When I was growing up, I would sometimes experience very unique moments of deep philosophical reflection.  I would be in my room, playing at school, or walking around outside, and a thought would strike me, “Why am I here?”  Not why I am here reading, playing, or walking, but why is it that I am?  How can I go to sleep and wake up remembering all I’ve done?  What would it be like not to live?  Am I on a roller coaster of life that I can’t get off?  Yes, here I am as an elementary school student encountering this existential dilemma.

This probably partially explains why I’m here today studying philosophy as a seminarian.  Philosophy is simultaneously much simpler and much more complex than I thought it could ever be.  In my classes, I have encountered many philosophers who have wrestled with these deep problems and come up with very different answers.  Yet, the fact that so many have wrestled with these thoughts reveals that we as humans are meant to strive toward something greater.  We have a longing for the infinite, a desire for complete good.

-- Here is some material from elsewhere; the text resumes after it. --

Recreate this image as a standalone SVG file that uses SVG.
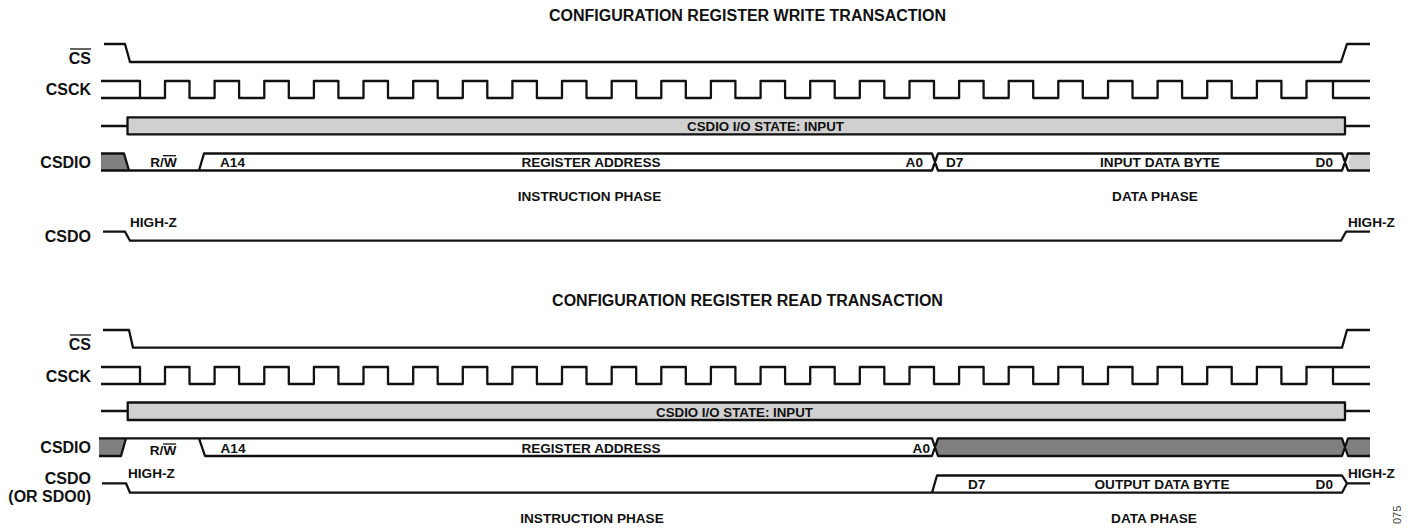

I think about how many things in life I have striven for.  I want to be successful, especially in the classroom, getting the top grades.  I want to be accepted by others.  I want to be self-sufficient and financially stable.  I want to experience the fun of life.  I want to create and receive beautiful things, such as music, art, and nature.  As the transcendentals express, I want the good, the true, and the beautiful.

Who doesn’t want these things expressed above?  Who wouldn’t want to chase after the greatest goods of life and love?  However, the largest temptation is that often we simply fail to look.  We push aside our greatest desire thinking that happily-ever-afters are only for fairy tales.  Instead of seeking, we often settle for whatever is in front of us.  Often, the problem our culture sees with faith is how it can be true in this rationalistic age, but in my own life, my own struggle is wondering if the Gospel might be too good to be true.

Author and priest Ronald Rolheiser expresses the above in a simple phrase, “The Holy Longing.”  When I first encountered this phrase, something clicked within me; I recognized that I was longing for something besides my feeble attempts at satisfaction.  What consoles me is that this desire is universal, that all of us share in this longing for all good.  What could satisfy us but the Infinite?  What could express grand purpose in our lives but immortality?  Yet why is it that I am often scared of discovering this vast reality? 

Pope John Paul II recognized the internal conflict that all of us go through to shed our false lives and refuse to settle for the immediate.  Ironically, I have found that only in striving for the holy am I able to see the vast good in every little thing in the world.  When I am buried in worries, a simple sight of a colorful tree on campus reminds me of God’s providence.  When I feel lonely or unaccepted, it’s the simple greeting of a friend that pulls me from my isolation.  In those moments when the only prayer I am able to utter is, “Jesus, save me,” I discover the most beautiful reality of redemption. 

What is perhaps the greatest consolation to me is that the saints simply discovered this longing and surrendered to God’s often-unpredictable grace.  Psalm 42 says this purely, “As the deer longs for streams of water, so my soul longs for you, O God.”  The journey of discovering our longing is just that, a journey.  In walking together with each other and the saints, we already discover the tremendous gift of communion that Jesus always desires to give.

I reflect back on my childhood philosophical musings, which occurred long before I knew philosophy was an option.  To my young self, I respond cryptically yet clearly: the fact that I am reveals the greatness of the I AM.   Our authentic humanity reveals the divine; may we join together in this path of longing and seeking, receiving the eternal fulfillment of Christ’s love.